Ordering and Well-ordered Sets

Another great gain that can be attributed to the new numbers consists for me in a new concept, unmentioned previously by anyone else, regarding the “ordinal-number” of elements of a well-ordered infinite set.

Since this concept is always expressed by a very specific number in our expanded number realm, provided that the order of the elements of the set (which will shortly be more fully defined) is determined, and since, on the other hand, the concept of ordinal-number receives a direct objective representation within our inner intuition, then by this connection between the concept of cardinal-numbers and ordinal-numbers, the reality of the latter, which I emphasize, is also demonstrated in cases where they are actual-infinite.

A well-ordered set is any well-defined set in which the elements are connected to one another by a certain determinate ordering, according to which there is a first element of the set, and where each individual element (if it is not the last in the ordering) is followed by another, and similarly for any finite or infinite set of elements, there is a definite element which is the immediate successor in the ordering (unless there is nothing following the totality of ordering).

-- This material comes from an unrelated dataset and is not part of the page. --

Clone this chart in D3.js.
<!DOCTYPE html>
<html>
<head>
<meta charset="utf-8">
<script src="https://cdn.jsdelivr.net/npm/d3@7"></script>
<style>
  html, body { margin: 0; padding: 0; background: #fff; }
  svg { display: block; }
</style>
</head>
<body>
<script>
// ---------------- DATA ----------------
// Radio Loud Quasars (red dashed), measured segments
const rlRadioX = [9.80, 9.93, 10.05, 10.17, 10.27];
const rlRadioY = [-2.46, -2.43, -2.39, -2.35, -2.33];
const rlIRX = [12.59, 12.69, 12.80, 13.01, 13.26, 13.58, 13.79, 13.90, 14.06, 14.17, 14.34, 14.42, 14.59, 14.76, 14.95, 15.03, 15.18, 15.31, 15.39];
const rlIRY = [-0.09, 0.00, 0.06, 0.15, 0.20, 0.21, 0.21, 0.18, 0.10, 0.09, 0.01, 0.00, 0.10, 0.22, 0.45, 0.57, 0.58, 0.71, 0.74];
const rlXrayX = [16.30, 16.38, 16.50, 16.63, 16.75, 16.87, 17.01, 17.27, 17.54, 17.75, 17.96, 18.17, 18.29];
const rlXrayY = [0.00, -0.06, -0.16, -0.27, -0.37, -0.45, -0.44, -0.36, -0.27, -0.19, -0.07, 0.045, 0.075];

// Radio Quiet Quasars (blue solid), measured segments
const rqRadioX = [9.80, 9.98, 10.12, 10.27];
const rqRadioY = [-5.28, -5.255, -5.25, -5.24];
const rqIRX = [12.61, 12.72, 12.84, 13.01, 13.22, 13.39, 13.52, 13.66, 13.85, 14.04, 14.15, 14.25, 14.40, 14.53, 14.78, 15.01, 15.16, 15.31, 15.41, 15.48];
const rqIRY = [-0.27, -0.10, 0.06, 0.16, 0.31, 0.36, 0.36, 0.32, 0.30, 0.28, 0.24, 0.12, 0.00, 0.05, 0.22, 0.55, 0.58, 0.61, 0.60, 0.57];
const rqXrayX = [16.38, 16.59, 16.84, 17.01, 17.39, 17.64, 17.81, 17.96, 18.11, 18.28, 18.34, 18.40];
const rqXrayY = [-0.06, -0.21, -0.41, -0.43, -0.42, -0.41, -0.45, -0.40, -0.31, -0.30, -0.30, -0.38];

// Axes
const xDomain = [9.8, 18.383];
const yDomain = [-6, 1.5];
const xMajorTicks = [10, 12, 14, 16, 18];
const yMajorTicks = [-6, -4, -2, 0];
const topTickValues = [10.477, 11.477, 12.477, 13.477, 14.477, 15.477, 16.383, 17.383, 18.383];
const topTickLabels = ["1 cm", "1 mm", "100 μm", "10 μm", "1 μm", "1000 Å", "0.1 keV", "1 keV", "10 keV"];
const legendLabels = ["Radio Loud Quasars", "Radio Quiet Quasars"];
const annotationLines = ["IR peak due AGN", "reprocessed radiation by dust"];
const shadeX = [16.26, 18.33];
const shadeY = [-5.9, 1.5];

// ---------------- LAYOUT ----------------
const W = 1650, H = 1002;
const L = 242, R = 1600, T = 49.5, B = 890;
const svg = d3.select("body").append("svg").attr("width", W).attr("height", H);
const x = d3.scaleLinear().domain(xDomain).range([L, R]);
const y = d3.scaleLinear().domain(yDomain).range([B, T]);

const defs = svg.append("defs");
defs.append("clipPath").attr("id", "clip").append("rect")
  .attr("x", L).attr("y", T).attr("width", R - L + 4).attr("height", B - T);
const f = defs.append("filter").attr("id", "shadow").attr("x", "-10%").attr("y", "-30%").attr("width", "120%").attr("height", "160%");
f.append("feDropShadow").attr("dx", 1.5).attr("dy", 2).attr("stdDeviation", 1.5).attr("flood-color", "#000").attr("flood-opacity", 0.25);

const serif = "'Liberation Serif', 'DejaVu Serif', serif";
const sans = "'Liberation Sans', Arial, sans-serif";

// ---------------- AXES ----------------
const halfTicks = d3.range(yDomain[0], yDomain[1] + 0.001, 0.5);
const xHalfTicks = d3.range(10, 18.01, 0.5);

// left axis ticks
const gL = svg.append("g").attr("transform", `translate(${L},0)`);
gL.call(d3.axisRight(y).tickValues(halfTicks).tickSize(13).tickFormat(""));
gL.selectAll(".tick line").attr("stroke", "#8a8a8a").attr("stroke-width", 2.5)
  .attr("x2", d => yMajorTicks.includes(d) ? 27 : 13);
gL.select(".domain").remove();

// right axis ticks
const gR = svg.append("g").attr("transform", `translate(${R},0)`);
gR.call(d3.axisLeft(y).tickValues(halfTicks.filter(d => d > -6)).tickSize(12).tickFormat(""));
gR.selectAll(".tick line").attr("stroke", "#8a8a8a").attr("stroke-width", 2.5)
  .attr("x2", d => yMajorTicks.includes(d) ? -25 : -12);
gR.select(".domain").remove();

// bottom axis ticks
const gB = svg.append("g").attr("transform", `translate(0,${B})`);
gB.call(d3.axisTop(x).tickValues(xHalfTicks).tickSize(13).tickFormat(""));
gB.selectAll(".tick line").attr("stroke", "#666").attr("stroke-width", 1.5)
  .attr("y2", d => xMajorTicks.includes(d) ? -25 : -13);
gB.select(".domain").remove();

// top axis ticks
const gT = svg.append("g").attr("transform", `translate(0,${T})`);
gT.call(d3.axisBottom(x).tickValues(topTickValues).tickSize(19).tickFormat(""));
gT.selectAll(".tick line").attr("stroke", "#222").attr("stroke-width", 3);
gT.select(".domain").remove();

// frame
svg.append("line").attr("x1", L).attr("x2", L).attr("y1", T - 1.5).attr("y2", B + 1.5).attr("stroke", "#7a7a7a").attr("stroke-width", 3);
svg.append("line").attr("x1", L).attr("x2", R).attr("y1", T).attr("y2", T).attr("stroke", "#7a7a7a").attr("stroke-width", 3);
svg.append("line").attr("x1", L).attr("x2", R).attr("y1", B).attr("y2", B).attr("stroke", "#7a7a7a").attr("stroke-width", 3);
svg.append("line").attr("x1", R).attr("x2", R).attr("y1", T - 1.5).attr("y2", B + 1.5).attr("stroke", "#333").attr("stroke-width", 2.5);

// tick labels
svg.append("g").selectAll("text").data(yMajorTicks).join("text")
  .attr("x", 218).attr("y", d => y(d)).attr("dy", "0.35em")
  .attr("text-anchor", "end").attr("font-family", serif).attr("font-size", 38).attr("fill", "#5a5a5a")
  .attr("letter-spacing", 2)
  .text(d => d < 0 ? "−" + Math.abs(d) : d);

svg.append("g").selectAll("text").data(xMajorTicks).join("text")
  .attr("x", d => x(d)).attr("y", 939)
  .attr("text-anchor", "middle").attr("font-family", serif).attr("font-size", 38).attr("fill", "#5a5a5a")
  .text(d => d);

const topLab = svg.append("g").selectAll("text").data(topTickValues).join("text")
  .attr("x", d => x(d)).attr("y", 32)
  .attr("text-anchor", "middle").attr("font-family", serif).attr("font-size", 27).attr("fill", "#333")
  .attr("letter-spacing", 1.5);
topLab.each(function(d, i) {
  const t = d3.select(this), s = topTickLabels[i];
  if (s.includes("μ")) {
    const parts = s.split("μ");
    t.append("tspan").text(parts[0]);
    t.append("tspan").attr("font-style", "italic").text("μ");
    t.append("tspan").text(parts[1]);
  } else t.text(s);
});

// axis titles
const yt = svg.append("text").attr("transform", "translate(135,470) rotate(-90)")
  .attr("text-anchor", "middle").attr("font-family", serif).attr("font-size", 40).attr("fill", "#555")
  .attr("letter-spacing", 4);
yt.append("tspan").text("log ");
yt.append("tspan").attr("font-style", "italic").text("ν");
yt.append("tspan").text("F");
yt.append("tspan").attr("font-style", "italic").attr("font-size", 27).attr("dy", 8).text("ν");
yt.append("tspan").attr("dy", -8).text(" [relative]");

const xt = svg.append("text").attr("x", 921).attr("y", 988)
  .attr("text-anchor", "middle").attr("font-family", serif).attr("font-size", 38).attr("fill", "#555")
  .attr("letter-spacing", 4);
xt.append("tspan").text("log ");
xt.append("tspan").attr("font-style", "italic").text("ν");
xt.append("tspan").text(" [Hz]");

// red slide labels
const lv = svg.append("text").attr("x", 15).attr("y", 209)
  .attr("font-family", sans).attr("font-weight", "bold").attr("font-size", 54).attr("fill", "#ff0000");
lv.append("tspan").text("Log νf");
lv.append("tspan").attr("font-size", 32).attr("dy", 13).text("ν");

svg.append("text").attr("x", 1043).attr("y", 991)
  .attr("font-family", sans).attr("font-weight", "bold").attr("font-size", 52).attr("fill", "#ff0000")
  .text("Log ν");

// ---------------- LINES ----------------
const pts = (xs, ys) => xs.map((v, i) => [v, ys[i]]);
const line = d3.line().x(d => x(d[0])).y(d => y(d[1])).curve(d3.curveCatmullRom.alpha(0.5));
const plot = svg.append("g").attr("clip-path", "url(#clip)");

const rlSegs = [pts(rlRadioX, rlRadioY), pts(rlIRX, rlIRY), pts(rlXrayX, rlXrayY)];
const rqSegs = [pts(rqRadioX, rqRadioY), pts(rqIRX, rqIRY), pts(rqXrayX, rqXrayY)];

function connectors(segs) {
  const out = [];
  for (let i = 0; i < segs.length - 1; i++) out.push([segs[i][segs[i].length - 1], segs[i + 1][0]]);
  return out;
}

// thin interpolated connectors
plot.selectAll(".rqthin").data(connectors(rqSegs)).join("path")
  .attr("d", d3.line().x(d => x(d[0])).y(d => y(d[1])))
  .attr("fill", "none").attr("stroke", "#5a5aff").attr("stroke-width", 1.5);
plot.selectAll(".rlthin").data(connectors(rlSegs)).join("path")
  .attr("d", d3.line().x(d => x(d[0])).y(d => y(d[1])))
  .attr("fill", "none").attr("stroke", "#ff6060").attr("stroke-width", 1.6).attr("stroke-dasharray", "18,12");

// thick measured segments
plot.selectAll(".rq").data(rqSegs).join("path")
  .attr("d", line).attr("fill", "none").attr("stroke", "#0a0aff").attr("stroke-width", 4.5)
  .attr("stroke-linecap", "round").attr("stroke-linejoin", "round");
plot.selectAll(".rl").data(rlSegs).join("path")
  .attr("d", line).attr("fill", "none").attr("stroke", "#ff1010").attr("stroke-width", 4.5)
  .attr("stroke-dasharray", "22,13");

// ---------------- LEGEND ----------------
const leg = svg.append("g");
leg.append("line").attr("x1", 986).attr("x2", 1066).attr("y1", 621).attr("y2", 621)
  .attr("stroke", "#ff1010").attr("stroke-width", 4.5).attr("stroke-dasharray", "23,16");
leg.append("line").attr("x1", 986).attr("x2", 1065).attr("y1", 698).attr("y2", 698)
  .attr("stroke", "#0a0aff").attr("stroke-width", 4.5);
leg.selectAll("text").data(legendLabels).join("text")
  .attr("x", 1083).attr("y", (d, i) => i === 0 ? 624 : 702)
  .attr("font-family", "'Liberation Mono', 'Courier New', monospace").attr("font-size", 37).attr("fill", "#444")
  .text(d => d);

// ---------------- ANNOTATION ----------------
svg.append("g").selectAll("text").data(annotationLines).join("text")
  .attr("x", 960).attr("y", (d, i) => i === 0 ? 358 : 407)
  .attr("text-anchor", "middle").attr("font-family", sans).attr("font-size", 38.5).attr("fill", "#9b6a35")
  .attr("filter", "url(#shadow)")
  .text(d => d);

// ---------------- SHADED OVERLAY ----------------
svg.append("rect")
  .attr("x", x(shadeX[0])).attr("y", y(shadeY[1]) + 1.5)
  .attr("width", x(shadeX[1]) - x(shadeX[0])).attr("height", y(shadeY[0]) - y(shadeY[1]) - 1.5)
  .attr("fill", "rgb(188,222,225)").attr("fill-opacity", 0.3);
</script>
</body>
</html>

Two “well-ordered” sets are said to be of the same ordinal-number (with reference to their given orderings) if a mutually unambiguous correspondence of them is possible in such a way that if E and F are any two elements of one, and E1 and F1 the corresponding elements of the other, the position of E and F in the ordering of the first set is always in agreement with the position of E1 and F1 in the ordering of the second set, so that if E precedes F in the ordering of the first set, then E1 also precedes F1 in the ordering of the second set.

This correspondence, if it is actually possible, as can easily be seen, is always completely determinate. And since there is always one and only one number α in the extended sequence of numbers, where the numbers preceding it (from 1 onwards) have the same ordinal-number in the natural ordering, it is necessary that the ordinal-number of both of those “well-ordered” sets is exactly equal to α, if α is an infinitely large number, and equal to the number α -1 which precedes the number α, if α is a finite integer.

The essential difference between finite and infinite sets is shown by the fact that a finite set, for every ordering that can be applied given to its elements, presents the same ordinal-number of elements. On the other hand, a set consisting of an infinite number of elements will in general be assigned different ordinal-numbers, according to the ordering that is applied to the elements. As we have seen, the cardinal-number of a set is a property of that set, independent of its ordering, but as soon as one has to deal with infinite sets, the ordinal-number of a set is evidently a factor that in general is dependent on a given ordering of its elements. Nevertheless, even in the case of infinite sets, there is a certain correlation between the cardinal-number of the set and the ordinal-number of its elements that is determined for a given ordering.

If we first take a set that has the cardinal-number of the first class and give the elements any specific ordering so that it becomes a “well-ordered set”, then its ordinal-number is always a specific number of the second number-class and can never be replaced by any other number of any other number-class.

On the other hand, any set of the first cardinal-number can be given an ordering so that its ordinal-number, with reference to this ordering, becomes equal to any selected number of the second number-class. We can also express this in the following way: every set of the cardinal-number of the first number-class can be counted by numbers of the second number-class and only by such numbers, and indeed the set can always be given such an ordering of its elements that it can be counted in this ordering by any given number of the second number-class, and that number indicates the ordinal-number of elements of the set with reference to that ordering.

Analogous rules apply for the sets of higher infinite cardinal-numbers. Hence every well-defined set with the cardinal-number of the second number-class is countable by numbers of the third number-class and only by such numbers, and indeed the set can always be given such an ordering of its elements that it can be countable[Footnote5] in this ordering by an arbitrarily specified number of the third number-class, and this number determines the ordinal-number of elements of the set with reference to that ordering.